→ Aim: Copy out each line exactly; pictures stay out of the copy.

→ Source data:

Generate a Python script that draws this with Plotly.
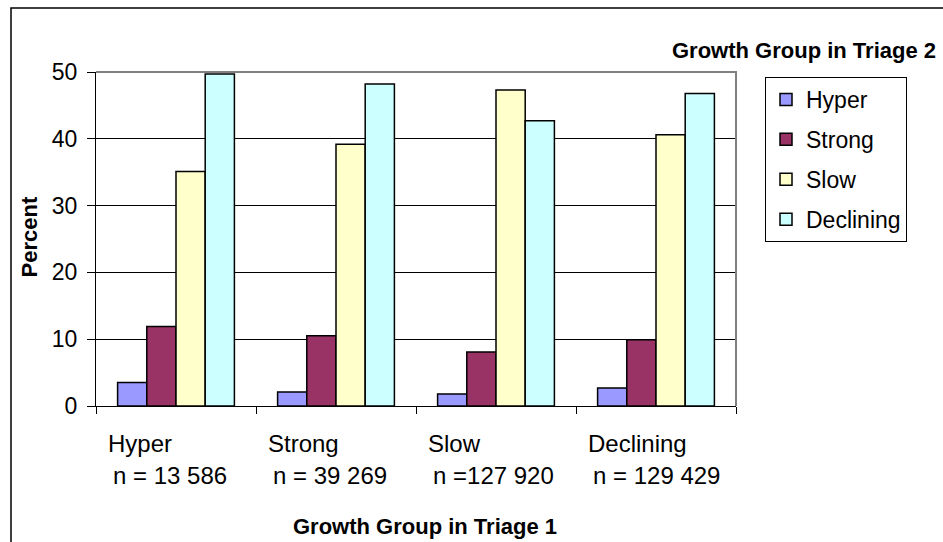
import plotly.graph_objects as go

# Growth group in triage 1 (x categories) and their sample sizes
groups = ["Hyper", "Strong", "Slow", "Declining"]
group_counts = ["n = 13 586", "n = 39 269", "n =127 920", "n = 129 429"]

# Share (%) of each triage-1 group that lands in each triage-2 group
series_names = ["Hyper", "Strong", "Slow", "Declining"]
hyper = [3.5, 2.1, 1.8, 2.7]
strong = [11.9, 10.5, 8.1, 9.9]
slow = [35.1, 39.2, 47.3, 40.6]
declining = [49.7, 48.2, 42.7, 46.8]
series_values = [hyper, strong, slow, declining]
series_colors = ["#9999FF", "#993366", "#FFFFCC", "#CCFFFF"]

y_ticks = [0, 10, 20, 30, 40, 50]

FONT = "Liberation Sans, Arial, sans-serif"

fig = go.Figure()
for name, vals, col in zip(series_names, series_values, series_colors):
    fig.add_trace(go.Bar(
        x=groups, y=vals, name=name, legendgroup=name,
        marker=dict(color=col, line=dict(color="black", width=1.5)),
    ))

W, H = 943, 542
L, R, T, B = 96, 207, 72, 136
pw, ph = W - L - R, H - T - B


def px_x(px):
    return (px - L) / pw


def px_y(py):
    return (H - B - py) / ph


annotations = []
# two-line category labels under each group
for g, n in zip(groups, group_counts):
    annotations.append(dict(x=g, xref="x", y=px_y(443), yref="paper", text=g,
                            xanchor="left", yanchor="middle", xshift=-70,
                            showarrow=False, font=dict(size=24, color="black", family=FONT)))
    annotations.append(dict(x=g, xref="x", y=px_y(475), yref="paper", text=n,
                            xanchor="left", yanchor="middle", xshift=-65,
                            showarrow=False, font=dict(size=24, color="black", family=FONT)))

annotations += [
    dict(x=px_x(425), y=px_y(526), xref="paper", yref="paper",
         text="<b>Growth Group in Triage 1</b>", showarrow=False,
         xanchor="center", yanchor="middle",
         font=dict(size=22, color="black", family=FONT)),
    dict(x=px_x(804), y=px_y(50), xref="paper", yref="paper",
         text="<b>Growth Group in Triage 2</b>", showarrow=False,
         xanchor="center", yanchor="middle",
         font=dict(size=22, color="black", family=FONT)),
    dict(x=px_x(29), y=px_y(237.5), xref="paper", yref="paper",
         text="<b>Percent</b>", showarrow=False, textangle=-90,
         xanchor="center", yanchor="middle",
         font=dict(size=22, color="black", family=FONT)),
]

shapes = [
    # grey plot-area frame on top and right
    dict(type="path", xref="paper", yref="paper",
         path="M 0 1 L 1 1 L 1 0", line=dict(color="#808080", width=2), layer="above"),
    # outer chart frame
    dict(type="rect", xref="paper", yref="paper",
         x0=px_x(11), x1=px_x(960), y0=px_y(560), y1=px_y(8),
         line=dict(color="black", width=1.5), fillcolor="rgba(0,0,0,0)"),
]

fig.update_layout(
    width=W, height=H,
    margin=dict(l=L, r=R, t=T, b=B),
    paper_bgcolor="white", plot_bgcolor="white",
    barmode="group", bargap=0.27, bargroupgap=0,
    font=dict(family=FONT, size=23, color="black"),
    showlegend=True,
    legend=dict(
        x=px_x(765), xanchor="left", y=px_y(77), yanchor="top",
        bordercolor="black", borderwidth=1, bgcolor="white",
        font=dict(size=23, color="black", family=FONT),
        traceorder="grouped", tracegroupgap=7,
    ),
    xaxis=dict(
        type="category", range=[-0.5, 3.5],
        showline=True, linecolor="black", linewidth=1,
        ticks="outside", tickson="boundaries", ticklen=7, tickcolor="black",
        showticklabels=False, showgrid=False, zeroline=False,
    ),
    yaxis=dict(
        range=[0, 50], tickvals=y_ticks,
        showline=True, linecolor="black", linewidth=1,
        ticks="outside", ticklen=8, tickcolor="black", ticklabelstandoff=5,
        showgrid=True, gridcolor="black", gridwidth=1, zeroline=False,
        tickfont=dict(size=23, color="black", family=FONT),
    ),
    annotations=annotations,
    shapes=shapes,
)

fig.write_html("out.html")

→ Answer for this exercise:
Generate a Python script that draws this with Plotly.
import plotly.graph_objects as go

# Growth group in triage 1 (x categories) and their sample sizes
groups = ["Hyper", "Strong", "Slow", "Declining"]
group_counts = ["n = 13 586", "n = 39 269", "n =127 920", "n = 129 429"]

# Share (%) of each triage-1 group that lands in each triage-2 group
series_names = ["Hyper", "Strong", "Slow", "Declining"]
hyper = [3.5, 2.1, 1.8, 2.7]
strong = [11.9, 10.5, 8.1, 9.9]
slow = [35.1, 39.2, 47.3, 40.6]
declining = [49.7, 48.2, 42.7, 46.8]
series_values = [hyper, strong, slow, declining]
series_colors = ["#9999FF", "#993366", "#FFFFCC", "#CCFFFF"]

y_ticks = [0, 10, 20, 30, 40, 50]

FONT = "Liberation Sans, Arial, sans-serif"

fig = go.Figure()
for name, vals, col in zip(series_names, series_values, series_colors):
    fig.add_trace(go.Bar(
        x=groups, y=vals, name=name, legendgroup=name,
        marker=dict(color=col, line=dict(color="black", width=1.5)),
    ))

W, H = 943, 542
L, R, T, B = 96, 207, 72, 136
pw, ph = W - L - R, H - T - B


def px_x(px):
    return (px - L) / pw


def px_y(py):
    return (H - B - py) / ph


annotations = []
# two-line category labels under each group
for g, n in zip(groups, group_counts):
    annotations.append(dict(x=g, xref="x", y=px_y(443), yref="paper", text=g,
                            xanchor="left", yanchor="middle", xshift=-70,
                            showarrow=False, font=dict(size=24, color="black", family=FONT)))
    annotations.append(dict(x=g, xref="x", y=px_y(475), yref="paper", text=n,
                            xanchor="left", yanchor="middle", xshift=-65,
                            showarrow=False, font=dict(size=24, color="black", family=FONT)))

annotations += [
    dict(x=px_x(425), y=px_y(526), xref="paper", yref="paper",
         text="<b>Growth Group in Triage 1</b>", showarrow=False,
         xanchor="center", yanchor="middle",
         font=dict(size=22, color="black", family=FONT)),
    dict(x=px_x(804), y=px_y(50), xref="paper", yref="paper",
         text="<b>Growth Group in Triage 2</b>", showarrow=False,
         xanchor="center", yanchor="middle",
         font=dict(size=22, color="black", family=FONT)),
    dict(x=px_x(29), y=px_y(237.5), xref="paper", yref="paper",
         text="<b>Percent</b>", showarrow=False, textangle=-90,
         xanchor="center", yanchor="middle",
         font=dict(size=22, color="black", family=FONT)),
]

shapes = [
    # grey plot-area frame on top and right
    dict(type="path", xref="paper", yref="paper",
         path="M 0 1 L 1 1 L 1 0", line=dict(color="#808080", width=2), layer="above"),
    # outer chart frame
    dict(type="rect", xref="paper", yref="paper",
         x0=px_x(11), x1=px_x(960), y0=px_y(560), y1=px_y(8),
         line=dict(color="black", width=1.5), fillcolor="rgba(0,0,0,0)"),
]

fig.update_layout(
    width=W, height=H,
    margin=dict(l=L, r=R, t=T, b=B),
    paper_bgcolor="white", plot_bgcolor="white",
    barmode="group", bargap=0.27, bargroupgap=0,
    font=dict(family=FONT, size=23, color="black"),
    showlegend=True,
    legend=dict(
        x=px_x(765), xanchor="left", y=px_y(77), yanchor="top",
        bordercolor="black", borderwidth=1, bgcolor="white",
        font=dict(size=23, color="black", family=FONT),
        traceorder="grouped", tracegroupgap=7,
    ),
    xaxis=dict(
        type="category", range=[-0.5, 3.5],
        showline=True, linecolor="black", linewidth=1,
        ticks="outside", tickson="boundaries", ticklen=7, tickcolor="black",
        showticklabels=False, showgrid=False, zeroline=False,
    ),
    yaxis=dict(
        range=[0, 50], tickvals=y_ticks,
        showline=True, linecolor="black", linewidth=1,
        ticks="outside", ticklen=8, tickcolor="black", ticklabelstandoff=5,
        showgrid=True, gridcolor="black", gridwidth=1, zeroline=False,
        tickfont=dict(size=23, color="black", family=FONT),
    ),
    annotations=annotations,
    shapes=shapes,
)

fig.write_html("out.html")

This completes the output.